Second, Professor Urin was very persuasive in his insistence that I must do something big and valuable for the science. Global science. I knew almost right away that there is no way in the world I could do it in physics or math, but corporate management was a totally different story. And I hope (actually, I am quite confident) that in Part I, I will convince you that, indeed, BDL is highly valuable for the science and practice of corporate management.

Why write a book then? Well, this is the issue of deliverables. New technologies need to be expressed (implemented) in some kind of deliverables. With corporate management technologies (which in my case double as knowledge management technologies), there are only two kinds of deliverables possible – a book (magazine article is too small for that) and a software product. So I did both (I will cover the latter in the last chapter of Part I).

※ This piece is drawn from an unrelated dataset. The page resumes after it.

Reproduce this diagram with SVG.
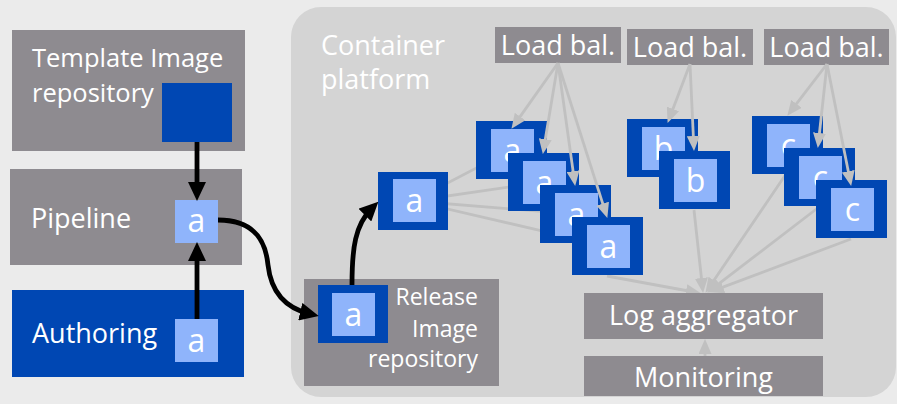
<svg xmlns="http://www.w3.org/2000/svg" width="897" height="404" viewBox="0 0 897 404">
  <style>
    text { font-family: "Open Sans", "Noto Sans", "Liberation Sans", sans-serif; fill: #ffffff; }
    .box { fill: #8e8b90; }
    .dark { fill: #0047b3; }
    .light { fill: #8fb4fb; }
    .lbl { font-size: 27px; }
    .tpl { font-size: 25.5px; }
    .small { font-size: 23px; }
    .ch { font-size: 32px; text-anchor: middle; }
    .mid { text-anchor: middle; }
    .end { text-anchor: end; }
    .flow { fill: none; stroke: #000000; stroke-width: 4.8; }
    .grey { fill: none; stroke: #c0c0c0; stroke-width: 2.8; }
  </style>
  <defs>
    <marker id="headBlack" markerUnits="userSpaceOnUse" markerWidth="19" markerHeight="18" refX="10" refY="9" orient="auto">
      <path d="M0,0 L19,9 L0,18 z" fill="#000000"/>
    </marker>
    <marker id="headGrey" markerUnits="userSpaceOnUse" markerWidth="15" markerHeight="13" refX="8" refY="6.5" orient="auto">
      <path d="M0,0 L15,6.5 L0,13 z" fill="#c0c0c0"/>
    </marker>
  </defs>

  <!-- backdrop -->
  <rect width="897" height="404" fill="#ebebeb"/>

  <!-- container platform -->
  <g id="container-platform">
    <rect x="291" y="7" width="605" height="390" rx="30" ry="30" fill="#d4d4d4"/>
    <text class="lbl" x="321" y="55">Container</text>
    <text class="lbl" x="321" y="89">platform</text>
  </g>

  <!-- links that run underneath the instances -->
  <g id="connectors-under">
    <path class="grey" d="M413,201 L511,150"/>
    <path class="grey" d="M413,201 L543,182"/>
    <path class="grey" d="M413,201 L575,214"/>
    <path class="grey" d="M413,201 L607,246"/>
    <path class="grey" d="M607,276 L694,292" marker-end="url(#headGrey)"/>
    <path class="grey" d="M694,210 L702.3,286" marker-end="url(#headGrey)"/>
    <path class="grey" d="M786,174 L709.4,287" marker-end="url(#headGrey)"/>
    <path class="grey" d="M819,207 L712.8,288.4" marker-end="url(#headGrey)"/>
    <path class="grey" d="M851,239 L715.6,289.9" marker-end="url(#headGrey)"/>
    <path class="grey" d="M705,356 L705,346" marker-end="url(#headGrey)"/>
  </g>

  <!-- left column -->
  <g id="template-repo">
    <rect class="box" x="12" y="30" width="233" height="121"/>
    <text class="tpl" x="32" y="67">Template Image</text>
    <text class="tpl" x="32" y="102">repository</text>
    <rect class="dark" x="162" y="83" width="70" height="59"/>
  </g>

  <g id="pipeline">
    <rect class="box" x="10" y="169" width="232" height="96"/>
    <text class="lbl" x="31" y="228">Pipeline</text>
    <rect class="light" x="175" y="200" width="43" height="43"/>
    <text class="ch" x="196.5" y="232">a</text>
  </g>

  <g id="authoring">
    <rect class="dark" x="12" y="290" width="232" height="87"/>
    <text class="lbl" x="32" y="343">Authoring</text>
    <rect class="light" x="175" y="319" width="43" height="43"/>
    <text class="ch" x="196.5" y="352">a</text>
  </g>

  <!-- release image repository -->
  <g id="release-repo">
    <rect class="box" x="304" y="279" width="195" height="107"/>
    <text class="small end" x="478" y="305">Release</text>
    <text class="small end" x="478" y="337">Image</text>
    <text class="small end" x="478" y="367">repository</text>
    <rect class="dark" x="318" y="285" width="70" height="58"/>
    <rect class="light" x="332" y="293" width="43" height="43"/>
    <text class="ch" x="353.5" y="326">a</text>
  </g>

  <!-- running instances -->
  <g id="instance-main">
    <rect class="dark" x="378" y="172" width="70" height="58"/>
    <rect class="light" x="393" y="179" width="43" height="43"/>
    <text class="ch" x="414.5" y="212">a</text>
  </g>

  <g id="instance-a1">
    <rect class="dark" x="476" y="121" width="71" height="58"/>
    <rect class="light" x="491" y="129" width="43" height="43"/>
    <text class="ch" x="512.5" y="162">a</text>
  </g>
  <g id="instance-a2">
    <rect class="dark" x="508" y="153" width="71" height="58"/>
    <rect class="light" x="523" y="161" width="43" height="43"/>
    <text class="ch" x="544.5" y="194">a</text>
  </g>
  <g id="instance-a3">
    <rect class="dark" x="540" y="185" width="71" height="58"/>
    <rect class="light" x="555" y="193" width="43" height="43"/>
    <text class="ch" x="576.5" y="226">a</text>
  </g>
  <g id="instance-a4">
    <rect class="dark" x="572" y="217" width="71" height="58"/>
    <rect class="light" x="587" y="225" width="43" height="43"/>
    <text class="ch" x="608.5" y="258">a</text>
  </g>

  <g id="instance-b1">
    <rect class="dark" x="627" y="119" width="71" height="58"/>
    <rect class="light" x="642" y="127" width="43" height="43"/>
    <text class="ch" x="663.5" y="160">b</text>
  </g>
  <g id="instance-b2">
    <rect class="dark" x="659" y="151" width="71" height="58"/>
    <rect class="light" x="674" y="159" width="43" height="43"/>
    <text class="ch" x="695.5" y="192">b</text>
  </g>

  <g id="instance-c1">
    <rect class="dark" x="752" y="116" width="71" height="58"/>
    <rect class="light" x="767" y="124" width="43" height="43"/>
    <text class="ch" x="788.5" y="157">c</text>
  </g>
  <g id="instance-c2">
    <rect class="dark" x="784" y="148" width="71" height="58"/>
    <rect class="light" x="799" y="156" width="43" height="43"/>
    <text class="ch" x="820.5" y="189">c</text>
  </g>
  <g id="instance-c3">
    <rect class="dark" x="816" y="180" width="71" height="58"/>
    <rect class="light" x="831" y="188" width="43" height="43"/>
    <text class="ch" x="852.5" y="221">c</text>
  </g>

  <!-- load balancers -->
  <g id="lb-a">
    <rect class="box" x="495" y="27" width="126" height="36"/>
    <text class="lbl mid" x="558" y="55">Load bal.</text>
  </g>
  <g id="lb-b">
    <rect class="box" x="627" y="29" width="126" height="36"/>
    <text class="lbl mid" x="690" y="57">Load bal.</text>
  </g>
  <g id="lb-c">
    <rect class="box" x="764" y="29" width="125" height="36"/>
    <text class="lbl mid" x="826.5" y="57">Load bal.</text>
  </g>

  <!-- logging -->
  <g id="log-aggregator">
    <rect class="box" x="584" y="293" width="239" height="46"/>
    <text class="lbl mid" x="703.5" y="325">Log aggregator</text>
  </g>
  <g id="monitoring">
    <rect class="box" x="584" y="356" width="239" height="40"/>
    <text class="lbl mid" x="703.5" y="387">Monitoring</text>
  </g>

  <!-- links drawn over the instances -->
  <g id="connectors">
    <path class="flow" d="M197,142 L197,192" marker-end="url(#headBlack)"/>
    <path class="flow" d="M197,319 L197,251" marker-end="url(#headBlack)"/>
    <path class="flow" d="M218,220 C258,220 266,245 268,265 C271,292 285,308 310,314" marker-end="url(#headBlack)"/>
    <path class="flow" d="M352,285 C352,248 355,225 372,208" marker-end="url(#headBlack)"/>

    <path class="grey" d="M558,63 L515.5,123.1" marker-end="url(#headGrey)"/>
    <path class="grey" d="M558,63 L544,147.1" marker-end="url(#headGrey)"/>
    <path class="grey" d="M558,63 L574.2,179.1" marker-end="url(#headGrey)"/>
    <path class="grey" d="M558,63 L605.2,211.3" marker-end="url(#headGrey)"/>

    <path class="grey" d="M690,64 L670.1,116.4" marker-end="url(#headGrey)"/>
    <path class="grey" d="M690,64 L693.7,144" marker-end="url(#headGrey)"/>

    <path class="grey" d="M827,64 L791.6,110.2" marker-end="url(#headGrey)"/>
    <path class="grey" d="M827,64 L818.6,141" marker-end="url(#headGrey)"/>
    <path class="grey" d="M827,64 L849.8,179.1" marker-end="url(#headGrey)"/>
  </g>
</svg>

How do I want to create value with this book and my software product? What do I want to achieve?
I want every business and ultimately, every organization (government, NGO, etc. – these also can profitably use my technologies) in the world to be the most and the best they can be. Operate at their maximum performance, which requires them to use resources available to them – financial, material, human, etc. – in the most efficient way. And every their employee to do the same.

I firmly believe that the only problem, the only serious impediment to both individual and corporate prosperity is the highly inefficient (most studies indicates that in most cases it stands at around 5-10% at best) utilization of resources available to them.

And that to solve all problems that plague mankind – economic, political, social, etc. – we need to develop and deploy the most efficient technologies for utilizing these resources to generate the maximum possible amount of aggregate value – financial, functional and emotional. And spiritual – for whom it matters. Now, that would be quite a quantum leap.   

By developing my software product and writing this book (and thus making my technologies available to every manager, investor, consultant, educator, etc. willing to use them) and by providing an inspiration and drive to learn and use these technologies, I hope and intend to make a significant contribution to this quantum leap. And I also believe that time has finally come for these technologies to be developed, described, disseminated and used.


As simple as that. So help me God.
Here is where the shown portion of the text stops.